Fine To Equalize - On The High Side
Of all the taxes the city of Spokane imposes, which one should be reduced first?
The 17 percent utility tax, one of the highest in the state? The business license tax, increased just last year? Property taxes?
Nope, the city is considering a cut in its tax on gambling.
This, at a time when the city doesn’t have enough money to fix all the potholes in its streets.
This, at a time when gambling in the city has exploded and police have not yet assessed the impact, which may be expensive. From Deadwood, S.D., to Mississippi’s Gulf Coast, gambling booms elsewhere around the country have been followed by costly increases in social dysfunction and crime. Costly in dollars and costly in family stability.
The pressure for a cut in the gambling tax comes from City Councilman Jeff Colliton, who works for a pull tab distributor. Colliton has said he won’t vote on the proposal, given his link to the industry, but that didn’t stop him from sending a memo soliciting the support of council colleagues.
Colliton notes that tax rates on gambling are lower outside city limits. He wants city tax rates lowered to the county’s level.
A level playing field is a good goal in tax policy - assuming the industry taxed is one the community wants. While gambling does create jobs and tax revenues, its social impacts raise a question: Should a socially healthy community promote gambling with low taxes or keep a lid on it and tax it heavily?

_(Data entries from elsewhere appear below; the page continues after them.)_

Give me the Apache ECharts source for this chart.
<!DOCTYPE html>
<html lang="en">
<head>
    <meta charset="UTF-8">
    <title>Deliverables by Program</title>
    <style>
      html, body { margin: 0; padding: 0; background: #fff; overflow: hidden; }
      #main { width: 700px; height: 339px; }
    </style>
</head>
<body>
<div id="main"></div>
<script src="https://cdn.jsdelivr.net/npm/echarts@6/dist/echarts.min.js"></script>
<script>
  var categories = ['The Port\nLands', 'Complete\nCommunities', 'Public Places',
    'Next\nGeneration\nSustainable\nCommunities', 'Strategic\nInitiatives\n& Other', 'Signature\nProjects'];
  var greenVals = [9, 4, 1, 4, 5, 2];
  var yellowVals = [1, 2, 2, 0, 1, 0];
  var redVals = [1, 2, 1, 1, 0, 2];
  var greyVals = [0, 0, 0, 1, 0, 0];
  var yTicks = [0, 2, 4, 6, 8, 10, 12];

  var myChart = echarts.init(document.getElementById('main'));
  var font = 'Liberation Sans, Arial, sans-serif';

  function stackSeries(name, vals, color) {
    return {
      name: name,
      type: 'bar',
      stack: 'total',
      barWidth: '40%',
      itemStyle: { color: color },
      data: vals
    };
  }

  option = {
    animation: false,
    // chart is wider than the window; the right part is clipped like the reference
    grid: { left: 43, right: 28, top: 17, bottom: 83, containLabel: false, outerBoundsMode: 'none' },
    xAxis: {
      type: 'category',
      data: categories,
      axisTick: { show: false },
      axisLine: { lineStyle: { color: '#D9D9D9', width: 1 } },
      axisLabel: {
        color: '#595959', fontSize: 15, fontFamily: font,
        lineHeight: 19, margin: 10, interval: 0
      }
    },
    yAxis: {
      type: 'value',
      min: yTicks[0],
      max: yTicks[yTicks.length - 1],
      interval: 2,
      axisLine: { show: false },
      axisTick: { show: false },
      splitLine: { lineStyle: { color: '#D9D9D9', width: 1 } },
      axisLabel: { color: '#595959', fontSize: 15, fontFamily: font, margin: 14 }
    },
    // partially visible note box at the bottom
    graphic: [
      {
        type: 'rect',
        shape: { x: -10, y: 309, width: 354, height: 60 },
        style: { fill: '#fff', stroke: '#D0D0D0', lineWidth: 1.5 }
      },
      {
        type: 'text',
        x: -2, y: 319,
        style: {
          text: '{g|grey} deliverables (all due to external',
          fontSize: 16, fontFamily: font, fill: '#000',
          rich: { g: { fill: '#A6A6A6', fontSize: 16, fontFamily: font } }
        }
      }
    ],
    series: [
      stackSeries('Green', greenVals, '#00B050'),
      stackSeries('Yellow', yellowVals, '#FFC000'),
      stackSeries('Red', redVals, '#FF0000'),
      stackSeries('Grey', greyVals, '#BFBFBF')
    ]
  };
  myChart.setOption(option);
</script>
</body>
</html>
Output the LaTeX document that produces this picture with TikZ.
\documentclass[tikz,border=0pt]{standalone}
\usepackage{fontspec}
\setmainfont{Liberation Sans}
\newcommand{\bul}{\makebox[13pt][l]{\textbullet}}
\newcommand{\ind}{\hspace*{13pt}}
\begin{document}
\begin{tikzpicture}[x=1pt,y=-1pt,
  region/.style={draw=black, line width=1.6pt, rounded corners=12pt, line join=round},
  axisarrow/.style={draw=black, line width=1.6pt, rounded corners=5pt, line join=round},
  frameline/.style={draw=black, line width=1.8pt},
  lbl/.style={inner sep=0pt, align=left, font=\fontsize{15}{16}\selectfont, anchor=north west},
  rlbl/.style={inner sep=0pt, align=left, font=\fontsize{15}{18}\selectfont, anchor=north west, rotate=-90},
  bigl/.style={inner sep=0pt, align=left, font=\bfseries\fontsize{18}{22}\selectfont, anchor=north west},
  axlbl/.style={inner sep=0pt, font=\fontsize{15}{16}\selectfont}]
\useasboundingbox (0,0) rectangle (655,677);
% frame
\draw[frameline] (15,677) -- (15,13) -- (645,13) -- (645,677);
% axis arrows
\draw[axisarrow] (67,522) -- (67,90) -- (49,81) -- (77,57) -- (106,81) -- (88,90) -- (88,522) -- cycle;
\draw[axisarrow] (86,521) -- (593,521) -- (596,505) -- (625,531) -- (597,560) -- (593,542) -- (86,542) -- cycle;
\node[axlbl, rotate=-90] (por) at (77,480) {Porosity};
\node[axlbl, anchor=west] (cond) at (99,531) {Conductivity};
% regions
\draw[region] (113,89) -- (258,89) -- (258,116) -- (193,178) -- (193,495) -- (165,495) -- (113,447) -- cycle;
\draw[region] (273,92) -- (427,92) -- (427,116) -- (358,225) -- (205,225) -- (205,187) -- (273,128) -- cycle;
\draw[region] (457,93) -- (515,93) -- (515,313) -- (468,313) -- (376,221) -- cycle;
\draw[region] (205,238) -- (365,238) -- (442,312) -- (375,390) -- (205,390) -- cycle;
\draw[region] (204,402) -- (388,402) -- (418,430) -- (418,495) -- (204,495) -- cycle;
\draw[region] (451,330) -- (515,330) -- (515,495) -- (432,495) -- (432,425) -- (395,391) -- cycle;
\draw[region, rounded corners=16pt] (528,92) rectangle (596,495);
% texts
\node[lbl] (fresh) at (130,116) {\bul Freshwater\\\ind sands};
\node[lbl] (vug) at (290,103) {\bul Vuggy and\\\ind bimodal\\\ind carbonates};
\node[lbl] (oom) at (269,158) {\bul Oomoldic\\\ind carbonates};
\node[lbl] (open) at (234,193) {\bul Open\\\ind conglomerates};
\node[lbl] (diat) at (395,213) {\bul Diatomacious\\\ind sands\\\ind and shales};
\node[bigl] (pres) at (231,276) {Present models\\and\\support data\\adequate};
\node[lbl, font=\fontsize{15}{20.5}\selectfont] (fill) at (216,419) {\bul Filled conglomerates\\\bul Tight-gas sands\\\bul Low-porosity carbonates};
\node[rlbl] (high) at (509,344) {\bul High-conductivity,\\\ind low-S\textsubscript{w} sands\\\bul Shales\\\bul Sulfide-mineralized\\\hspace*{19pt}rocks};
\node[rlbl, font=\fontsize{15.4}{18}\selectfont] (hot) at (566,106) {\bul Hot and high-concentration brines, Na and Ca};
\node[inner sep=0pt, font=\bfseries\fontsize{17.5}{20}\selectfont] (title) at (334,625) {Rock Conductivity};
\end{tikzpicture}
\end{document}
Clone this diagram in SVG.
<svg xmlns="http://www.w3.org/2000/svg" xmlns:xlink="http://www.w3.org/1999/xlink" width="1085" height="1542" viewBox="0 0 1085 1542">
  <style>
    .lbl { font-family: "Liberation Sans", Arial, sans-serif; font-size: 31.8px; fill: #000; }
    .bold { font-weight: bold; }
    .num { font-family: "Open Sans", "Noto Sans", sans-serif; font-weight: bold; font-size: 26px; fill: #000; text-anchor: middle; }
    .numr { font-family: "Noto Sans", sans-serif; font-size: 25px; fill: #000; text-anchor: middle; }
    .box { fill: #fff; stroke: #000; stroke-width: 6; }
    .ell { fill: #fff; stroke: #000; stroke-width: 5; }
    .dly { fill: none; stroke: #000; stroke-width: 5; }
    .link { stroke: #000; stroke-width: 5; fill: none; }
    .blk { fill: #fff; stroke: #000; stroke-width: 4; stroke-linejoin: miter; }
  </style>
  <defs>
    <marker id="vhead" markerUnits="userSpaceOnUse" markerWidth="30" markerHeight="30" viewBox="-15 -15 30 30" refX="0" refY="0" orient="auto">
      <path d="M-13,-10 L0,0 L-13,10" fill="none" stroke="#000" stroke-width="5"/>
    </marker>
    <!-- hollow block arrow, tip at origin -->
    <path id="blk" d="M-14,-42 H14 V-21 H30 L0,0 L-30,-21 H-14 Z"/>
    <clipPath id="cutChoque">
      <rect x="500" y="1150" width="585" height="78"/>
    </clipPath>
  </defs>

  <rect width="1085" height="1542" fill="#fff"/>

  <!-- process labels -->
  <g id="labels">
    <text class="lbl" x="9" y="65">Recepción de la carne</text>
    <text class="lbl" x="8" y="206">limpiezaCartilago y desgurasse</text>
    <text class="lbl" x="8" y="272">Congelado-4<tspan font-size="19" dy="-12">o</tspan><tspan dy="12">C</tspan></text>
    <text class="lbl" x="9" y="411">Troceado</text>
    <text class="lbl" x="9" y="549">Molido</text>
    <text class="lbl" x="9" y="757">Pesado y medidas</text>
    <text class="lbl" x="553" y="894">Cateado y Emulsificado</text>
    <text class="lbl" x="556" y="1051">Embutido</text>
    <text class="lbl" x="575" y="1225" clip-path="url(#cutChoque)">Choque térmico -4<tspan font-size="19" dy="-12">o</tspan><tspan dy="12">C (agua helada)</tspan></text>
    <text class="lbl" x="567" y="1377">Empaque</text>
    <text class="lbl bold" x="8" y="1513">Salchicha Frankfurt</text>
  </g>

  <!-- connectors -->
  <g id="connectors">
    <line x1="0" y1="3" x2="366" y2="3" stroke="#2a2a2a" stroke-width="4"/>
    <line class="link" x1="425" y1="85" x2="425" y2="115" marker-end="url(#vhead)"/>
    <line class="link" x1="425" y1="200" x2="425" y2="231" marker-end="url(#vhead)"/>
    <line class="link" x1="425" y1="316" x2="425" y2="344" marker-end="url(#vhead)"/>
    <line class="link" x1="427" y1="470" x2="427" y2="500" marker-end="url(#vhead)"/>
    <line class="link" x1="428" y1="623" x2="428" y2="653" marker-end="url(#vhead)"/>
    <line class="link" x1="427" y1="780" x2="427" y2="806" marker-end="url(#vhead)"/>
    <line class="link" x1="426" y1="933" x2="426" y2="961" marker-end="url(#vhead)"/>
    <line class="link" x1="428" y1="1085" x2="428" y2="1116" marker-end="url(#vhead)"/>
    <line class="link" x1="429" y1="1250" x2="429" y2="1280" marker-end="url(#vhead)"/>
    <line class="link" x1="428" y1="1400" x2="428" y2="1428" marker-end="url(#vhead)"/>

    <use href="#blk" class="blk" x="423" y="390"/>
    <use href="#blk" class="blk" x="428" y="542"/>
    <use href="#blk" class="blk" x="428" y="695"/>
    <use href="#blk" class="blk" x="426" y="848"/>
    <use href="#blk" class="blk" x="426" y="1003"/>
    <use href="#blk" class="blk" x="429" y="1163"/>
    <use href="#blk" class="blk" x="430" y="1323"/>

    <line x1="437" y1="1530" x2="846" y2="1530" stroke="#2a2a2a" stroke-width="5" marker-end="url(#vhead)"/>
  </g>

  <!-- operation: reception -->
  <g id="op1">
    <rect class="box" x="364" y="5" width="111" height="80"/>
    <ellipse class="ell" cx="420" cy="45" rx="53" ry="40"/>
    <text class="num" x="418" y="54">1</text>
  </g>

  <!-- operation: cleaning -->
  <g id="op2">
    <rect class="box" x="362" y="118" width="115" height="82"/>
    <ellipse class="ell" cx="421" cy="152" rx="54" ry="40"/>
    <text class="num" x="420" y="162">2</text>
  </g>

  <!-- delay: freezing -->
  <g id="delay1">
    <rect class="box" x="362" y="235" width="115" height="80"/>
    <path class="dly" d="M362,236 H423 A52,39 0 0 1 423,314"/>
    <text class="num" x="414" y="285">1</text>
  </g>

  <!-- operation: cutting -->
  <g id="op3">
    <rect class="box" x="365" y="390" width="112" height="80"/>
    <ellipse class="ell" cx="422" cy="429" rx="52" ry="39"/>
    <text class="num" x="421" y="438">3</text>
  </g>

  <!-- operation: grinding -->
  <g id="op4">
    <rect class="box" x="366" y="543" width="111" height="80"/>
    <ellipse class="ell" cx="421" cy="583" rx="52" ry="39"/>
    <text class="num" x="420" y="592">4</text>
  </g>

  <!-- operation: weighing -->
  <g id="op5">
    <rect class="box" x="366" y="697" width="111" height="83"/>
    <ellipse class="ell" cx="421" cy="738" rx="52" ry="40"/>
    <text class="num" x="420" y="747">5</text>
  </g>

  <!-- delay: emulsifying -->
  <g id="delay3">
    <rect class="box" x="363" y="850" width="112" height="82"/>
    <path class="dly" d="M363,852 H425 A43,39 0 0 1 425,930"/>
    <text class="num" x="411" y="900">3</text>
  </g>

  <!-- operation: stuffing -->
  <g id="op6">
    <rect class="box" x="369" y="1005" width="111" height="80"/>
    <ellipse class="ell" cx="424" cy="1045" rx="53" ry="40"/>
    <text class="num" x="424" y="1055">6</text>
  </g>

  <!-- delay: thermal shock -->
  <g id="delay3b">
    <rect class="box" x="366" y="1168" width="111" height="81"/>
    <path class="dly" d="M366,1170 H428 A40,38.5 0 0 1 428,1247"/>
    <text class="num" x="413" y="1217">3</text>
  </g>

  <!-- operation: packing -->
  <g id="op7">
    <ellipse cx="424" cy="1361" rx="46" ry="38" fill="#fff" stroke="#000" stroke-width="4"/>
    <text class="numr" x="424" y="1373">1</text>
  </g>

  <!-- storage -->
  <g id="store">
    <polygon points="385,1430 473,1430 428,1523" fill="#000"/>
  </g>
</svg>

Regardless, the city of Spokane’s current tax on gambling has not caused the gambling industry to wither or leave. Beginning this year, thanks to state legislation that allowed cardrooms to expand so they could compete with Indian casinos, the gambling business has boomed in the city of Spokane. Outside city limits, where tax rates are lower, gambling has not grown as rapidly - although that may change.
So, there is no evidence the city’s taxes have unduly crippled the gambling industry. Indeed, the gambling boom made the city’s gambling tax a needed blessing to the city’s barren treasury. The city expected $150,000 from the tax this year but instead revenue is pouring in at a pace that could exceed $800,000 by year’s end.
That’s enough to fill more than a few potholes. It’s enough to help deal with an increase in larceny and drunken driving, if such problems materialize as gambling grows.
As for Colliton’s request that the playing field be leveled, there’s a better way to do so: Raise the county’s gambling tax, to match the city’s. County government, like the city, has a list of unmet needs. Gambling taxes should be fair - and, they should be high.